Caracas, por sua vez, argumenta que o rio é a fronteira natural, como foi em 1777, quando era Capitania Geral do império espanhol. Apela ao Acordo de Genebra, assinado em 1966 antes da independência da Guiana do Reino Unido, que anula a decisão anterior e estabelece as bases para uma solução negociada.
— Todo mundo estava de acordo com a decisão de 1899 — garante Mark Kirton, professor universitário em Georgetown, capital da Guiana.
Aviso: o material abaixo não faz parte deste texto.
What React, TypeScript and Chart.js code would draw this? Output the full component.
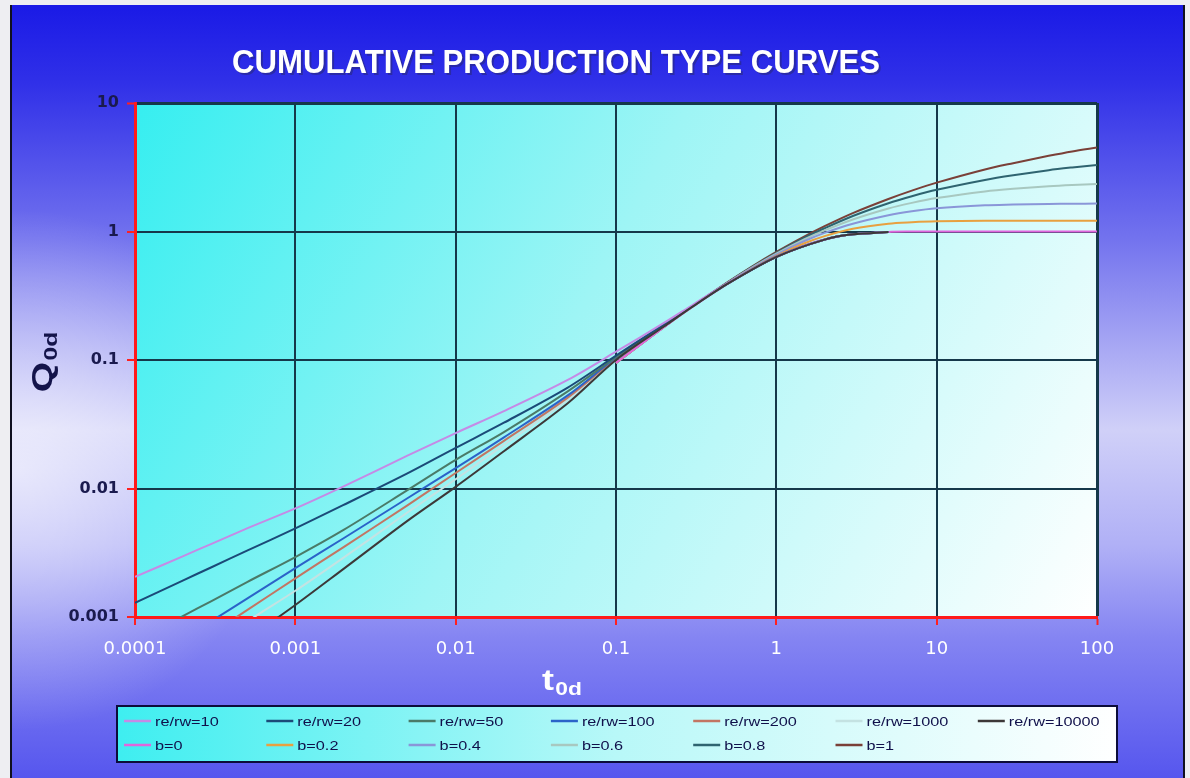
import React, { useEffect, useRef } from "react";
import { Chart, registerables } from "chart.js";
Chart.register(...registerables);

// ---- data ----
const tEarly = [0.0001, 0.0002, 0.0003, 0.0005, 0.001, 0.002, 0.005, 0.01, 0.02, 0.05, 0.1, 0.2, 0.3, 0.5, 1, 2, 3, 5];
const reRw10 = [0.00205, 0.00298, 0.00371, 0.00489, 0.007, 0.0104, 0.018, 0.027, 0.04, 0.07, 0.116, 0.195, 0.268, 0.398, 0.637, 0.866, 0.95, 0.99];
const reRw20 = [0.00129, 0.00193, 0.00244, 0.00328, 0.0049, 0.00745, 0.0131, 0.0207, 0.0325, 0.061, 0.108, 0.19, 0.264, 0.396, 0.636, 0.866, 0.95, 0.99];
const reRw50 = [0.00064, 0.00102, 0.00133, 0.00187, 0.00293, 0.00476, 0.0097, 0.0167, 0.0275, 0.057, 0.105, 0.186, 0.262, 0.395, 0.635, 0.865, 0.95, 0.99];
const reRw100 = [0.00039, 0.00067, 0.00093, 0.00139, 0.0024, 0.0041, 0.0084, 0.0144, 0.025, 0.053, 0.104, 0.185, 0.261, 0.394, 0.634, 0.865, 0.95, 0.99];
const reRw200 = [0.000303, 0.000534, 0.000745, 0.00113, 0.002, 0.0035, 0.0074, 0.0132, 0.0235, 0.051, 0.103, 0.184, 0.261, 0.394, 0.634, 0.865, 0.95, 0.99];
const reRw1000 = [0.000227, 0.000414, 0.00059, 0.00092, 0.0016, 0.0029, 0.0065, 0.0118, 0.0218, 0.049, 0.102, 0.184, 0.261, 0.394, 0.634, 0.865, 0.95, 0.99];
const reRw10000 = [0.000156, 0.00029, 0.00042, 0.00067, 0.00124, 0.00237, 0.0056, 0.0103, 0.0195, 0.046, 0.1, 0.183, 0.26, 0.394, 0.634, 0.865, 0.95, 0.99];

const tLate = [0.1, 0.2, 0.3, 0.5, 0.7, 1, 1.5, 2, 3, 5, 7, 10, 20, 30, 50, 70, 100];
const b0 = [0.095, 0.181, 0.259, 0.393, 0.503, 0.632, 0.777, 0.865, 0.95, 0.993, 0.999, 1, 1, 1, 1, 1, 1];
const b02 = [0.095, 0.182, 0.26, 0.396, 0.51, 0.647, 0.81, 0.92, 1.05, 1.15, 1.18, 1.2, 1.21, 1.21, 1.21, 1.21, 1.21];
const b04 = [0.095, 0.182, 0.261, 0.399, 0.516, 0.661, 0.843, 0.976, 1.15, 1.34, 1.44, 1.52, 1.6, 1.62, 1.64, 1.645, 1.65];
const b06 = [0.095, 0.182, 0.261, 0.401, 0.521, 0.672, 0.87, 1.02, 1.24, 1.51, 1.67, 1.82, 2.05, 2.15, 2.25, 2.3, 2.34];
const b08 = [0.095, 0.182, 0.262, 0.403, 0.526, 0.683, 0.894, 1.06, 1.32, 1.66, 1.88, 2.11, 2.52, 2.74, 3.0, 3.15, 3.3];
const b1 = [0.095, 0.182, 0.262, 0.405, 0.531, 0.693, 0.916, 1.1, 1.39, 1.79, 2.08, 2.4, 3.04, 3.4, 3.88, 4.2, 4.5];

const seriesNames = ["re/rw=10", "re/rw=20", "re/rw=50", "re/rw=100", "re/rw=200", "re/rw=1000", "re/rw=10000", "b=0", "b=0.2", "b=0.4", "b=0.6", "b=0.8", "b=1"];
const seriesColors = ["#c58ae6", "#1b4a78", "#4a7a68", "#2b63c8", "#c27563", "#c4e2e2", "#3c3838", "#e066dd", "#e8a040", "#8a96d8", "#a8c8c0", "#2f6470", "#7a4038"];

const xTicks = [0.0001, 0.001, 0.01, 0.1, 1, 10, 100];
const xTickLabels = ["0.0001", "0.001", "0.01", "0.1", "1", "10", "100"];
const yTicks = [0.001, 0.01, 0.1, 1, 10];
const yTickLabels = ["0.001", "0.01", "0.1", "1", "10"];

const chartTitle = "CUMULATIVE PRODUCTION TYPE CURVES";

function drawSub(ctx: CanvasRenderingContext2D, main: string, sub: string, mainFont: string, subFont: string, sx: number, subDrop: number) {
  ctx.font = mainFont;
  const wm = ctx.measureText(main).width;
  ctx.font = subFont;
  const ws = ctx.measureText(sub).width;
  const total = wm + ws + 1;
  ctx.scale(sx, 1);
  ctx.textAlign = "left";
  ctx.textBaseline = "alphabetic";
  ctx.font = mainFont;
  ctx.fillText(main, -total / 2, 0);
  ctx.font = subFont;
  ctx.fillText(sub, -total / 2 + wm + 1, subDrop);
}

const decor = {
  id: "decor",
  beforeDraw(chart: any) {
    const { ctx, chartArea: a, width, height } = chart;
    ctx.save();
    ctx.fillStyle = "#eeeef2";
    ctx.fillRect(0, 0, width, height);
    const g = ctx.createLinearGradient(0, 5, 0, height);
    g.addColorStop(0, "#1a1ae6");
    g.addColorStop(0.1, "#3030e8");
    g.addColorStop(0.3, "#7272ee");
    g.addColorStop(0.55, "#d0d0f8");
    g.addColorStop(0.7, "#b0b0f6");
    g.addColorStop(0.82, "#8484f2");
    g.addColorStop(1, "#5656ee");
    ctx.fillStyle = g;
    ctx.fillRect(10, 5, 1174, height - 5);
    const r = ctx.createRadialGradient(20, 470, 0, 20, 470, 260);
    r.addColorStop(0, "rgba(255,255,255,0.6)");
    r.addColorStop(1, "rgba(255,255,255,0)");
    ctx.fillStyle = r;
    ctx.fillRect(10, 5, 1174, height - 5);
    ctx.strokeStyle = "#101020";
    ctx.lineWidth = 2;
    ctx.beginPath();
    ctx.moveTo(11, 5);
    ctx.lineTo(11, height);
    ctx.moveTo(1184, 5);
    ctx.lineTo(1184, height);
    ctx.stroke();
    const p = ctx.createLinearGradient(a.left, a.top, a.right, a.bottom);
    p.addColorStop(0, "#36eef0");
    p.addColorStop(0.45, "#9ef5f5");
    p.addColorStop(1, "#ffffff");
    ctx.fillStyle = p;
    ctx.fillRect(a.left, a.top, a.right - a.left, a.bottom - a.top);
    ctx.restore();
  },
  afterDraw(chart: any) {
    const { ctx } = chart;
    ctx.save();
    // title
    ctx.fillStyle = "rgba(40,40,90,0.45)";
    ctx.font = "bold 34px 'Liberation Sans', Arial, sans-serif";
    ctx.textAlign = "center";
    ctx.textBaseline = "alphabetic";
    ctx.fillText(chartTitle, 558, 75, 648);
    ctx.fillStyle = "#ffffff";
    ctx.fillText(chartTitle, 556, 73, 648);
    ctx.restore();

    // y axis title
    ctx.save();
    ctx.fillStyle = "#14144a";
    ctx.translate(52, 362);
    ctx.rotate(-Math.PI / 2);
    drawSub(ctx, "Q", "0d", "bold 30px 'Liberation Sans', Arial, sans-serif", "bold 19px 'Liberation Sans', Arial, sans-serif", 1.3, 5);
    ctx.restore();

    // x axis title
    ctx.save();
    ctx.fillStyle = "#ffffff";
    ctx.translate(562, 690);
    drawSub(ctx, "t", "0d", "bold 30px 'Liberation Sans', Arial, sans-serif", "bold 19px 'Liberation Sans', Arial, sans-serif", 1.2, 5);
    ctx.restore();

    // legend
    ctx.save();
    const lx = 117, ly = 706, lw = 1000, lh = 56;
    const lg = ctx.createLinearGradient(lx, 0, lx + lw, 0);
    lg.addColorStop(0, "#3eeef0");
    lg.addColorStop(0.5, "#b8f8f8");
    lg.addColorStop(1, "#ffffff");
    ctx.fillStyle = lg;
    ctx.fillRect(lx, ly, lw, lh);
    ctx.strokeStyle = "#0c0c3a";
    ctx.lineWidth = 2;
    ctx.strokeRect(lx, ly, lw, lh);
    chart.data.datasets.forEach((ds: any, i: number) => {
      const row = i < 7 ? 0 : 1;
      const col = i < 7 ? i : i - 7;
      const x0 = 124 + col * 142.3;
      const y0 = row === 0 ? 721 : 745;
      ctx.strokeStyle = ds.borderColor;
      ctx.lineWidth = 2.5;
      ctx.beginPath();
      ctx.moveTo(x0, y0);
      ctx.lineTo(x0 + 27, y0);
      ctx.stroke();
      ctx.save();
      ctx.translate(x0 + 31, y0);
      ctx.scale(1.25, 1);
      ctx.fillStyle = "#10104a";
      ctx.font = "13px 'Liberation Sans', Arial, sans-serif";
      ctx.textAlign = "left";
      ctx.textBaseline = "middle";
      ctx.fillText(ds.label, 0, 1);
      ctx.restore();
    });
    ctx.restore();
  },
};

const earlySeries = [reRw10, reRw20, reRw50, reRw100, reRw200, reRw1000, reRw10000];
const lateSeries = [b0, b02, b04, b06, b08, b1];

export default function App() {
  const ref = useRef<HTMLCanvasElement>(null);
  useEffect(() => {
    document.body.style.margin = "0";
    const datasets: any[] = [];
    earlySeries.forEach((vals, i) => {
      datasets.push({
        label: seriesNames[i],
        data: tEarly.map((t, k) => ({ x: t, y: vals[k] })),
        borderColor: seriesColors[i],
        backgroundColor: seriesColors[i],
        borderWidth: 2,
        pointRadius: 0,
        tension: 0.3,
        fill: false,
        order: i === 6 ? -1 : i,
      });
    });
    lateSeries.forEach((vals, j) => {
      const i = j + 7;
      datasets.push({
        label: seriesNames[i],
        data: tLate.map((t, k) => ({ x: t, y: vals[k] })),
        borderColor: seriesColors[i],
        backgroundColor: seriesColors[i],
        borderWidth: 2,
        pointRadius: 0,
        tension: 0.3,
        fill: false,
        order: i,
      });
    });

    const gridColor = (ctx: any) => (ctx.index === 0 ? "rgba(0,0,0,0)" : "#15384a");
    const gridWidth = (ctx: any, n: number) => (ctx.index === n - 1 ? 3 : 2);

    const chart = new Chart(ref.current!, {
      type: "line",
      data: { datasets },
      options: {
        animation: false,
        responsive: false,
        devicePixelRatio: 1,
        events: [],
        layout: { padding: { left: 55, right: 93, top: 103, bottom: 111 } },
        plugins: { legend: { display: false }, title: { display: false }, tooltip: { enabled: false } },
        scales: {
          x: {
            type: "logarithmic",
            min: 0.0001,
            max: 100,
            afterBuildTicks: (s: any) => {
              s.ticks = xTicks.map((v) => ({ value: v }));
            },
            afterFit: (s: any) => {
              s.height = 50;
            },
            ticks: {
              autoSkip: false,
              maxRotation: 0,
              color: "#ffffff",
              padding: 14,
              font: { family: "'DejaVu Sans'", size: 18 },
              callback: (_v: any, i: number) => xTickLabels[i],
            },
            grid: {
              color: gridColor,
              lineWidth: (c: any) => gridWidth(c, xTicks.length),
              tickColor: "#ff2020",
              tickLength: 8,
              tickWidth: 2,
            },
            border: { color: "#ff1a1a", width: 3 },
          },
          y: {
            type: "logarithmic",
            min: 0.001,
            max: 10,
            afterBuildTicks: (s: any) => {
              s.ticks = yTicks.map((v) => ({ value: v }));
            },
            afterFit: (s: any) => {
              s.width = 80;
            },
            ticks: {
              autoSkip: false,
              color: "#1a1a4e",
              padding: 8,
              font: { family: "'DejaVu Sans'", size: 16, weight: "bold" },
              callback: (_v: any, i: number) => yTickLabels[i],
            },
            grid: {
              color: gridColor,
              lineWidth: (c: any) => gridWidth(c, yTicks.length),
              tickColor: "#ff2020",
              tickLength: 8,
              tickWidth: 2,
            },
            border: { color: "#ff1a1a", width: 3 },
          },
        },
      },
      plugins: [decor],
    } as any);
    return () => chart.destroy();
  }, []);
  return (
    <div style={{ width: 1190, height: 778 }}>
      <canvas ref={ref} width={1190} height={778} style={{ display: "block" }} />
    </div>
  );
}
— A Venezuela tem a capacidade e o dever de mostrar os títulos de propriedade que respaldam seu direito sobre a área — destaca, por outro lado, o professor Luis Angarita.
O referendo
Segundo o Conselho Nacional Eleitoral (CNE) venezuelano, 10,5 milhões de eleitores participaram do referendo no último domingo (3), dos quais 95,93% aceitaram incorporar oficialmente Essequibo ao mapa do país e conceder cidadania e documento de identidade aos mais de 120 mil guianenses que vivem no território. Apenas 4,07% discordaram da proposta.
— Demos o primeiro passo de uma nova etapa histórica para lutar pelo que é nosso. O povo venezuelano falou alto e de maneira clara. Foi um dia maravilhoso (...) uma vitória esmagadora do "sim" — celebrou o presidente venezuelano, Nicolás Maduro, que tentará a reeleição em 2024, diante de uma multidão na Praça Bolívar, no centro de Caracas.
A Guiana considera que o referendo é uma "violação das leis internacionais".
O presidente da Guiana, Irfaan Ali, que denunciou o referendo como uma "ameaça", disse que seus compatriotas não tinham "nada a temer".
— Estamos trabalhando incansavelmente para garantir que nossas fronteiras permaneçam intactas e que a população e nosso país continuem seguros — declarou em uma transmissão no Facebook.
A Guiana considera o referendo "provocativo, ilegal, inválido e sem efeito legal internacional”.
O petróleo
A Guiana anunciou uma importante descoberta de petróleo em Essequibo, que adiciona pelo menos 10 bilhões de barris às reservas do país, tornando-as maiores do que as do Kuwait. Maduro chamou o presidente guianense, Irfaan Ali, de "escravo" da gigante petrolífera americana ExxonMobil.
O referendo foi convocado depois que, em agosto, Georgetown abriu uma licitação para poços de petróleo na área, provocando a ira de seu vizinho.
Josmar Fernández, especialista em resolução de conflitos, ressalta também que a disputa "truncou uma saída aberta para o Atlântico" para a Venezuela.
Guerra?
O lema "O Essequibo é nosso" aparece sempre na televisão e enche os muros nas ruas. Muitos analistas estabelecem paralelos com a Argentina e as Malvinas.
A Guiana, no entanto, insiste em que não cederá "uma palha de grama" à Venezuela, inspirada em uma música da banda The Tradewinds, que fala em "não recuar, não ceder nem uma montanha" quando "forasteiros falam em invadir".
O tom está subindo. A Venezuela constrói uma pista militar perto da fronteira, e a Guiana propõe estabelecer bases de aliados estrangeiros na área.
— Quando se fala em território, estamos falando também de um compromisso onde estão impregnados sentimentos nacionalistas — afirma Fernández, especialista em resolução de conflitos.
Maduro fala em "diplomacia de paz". O presidente da Guiana pede "bom senso".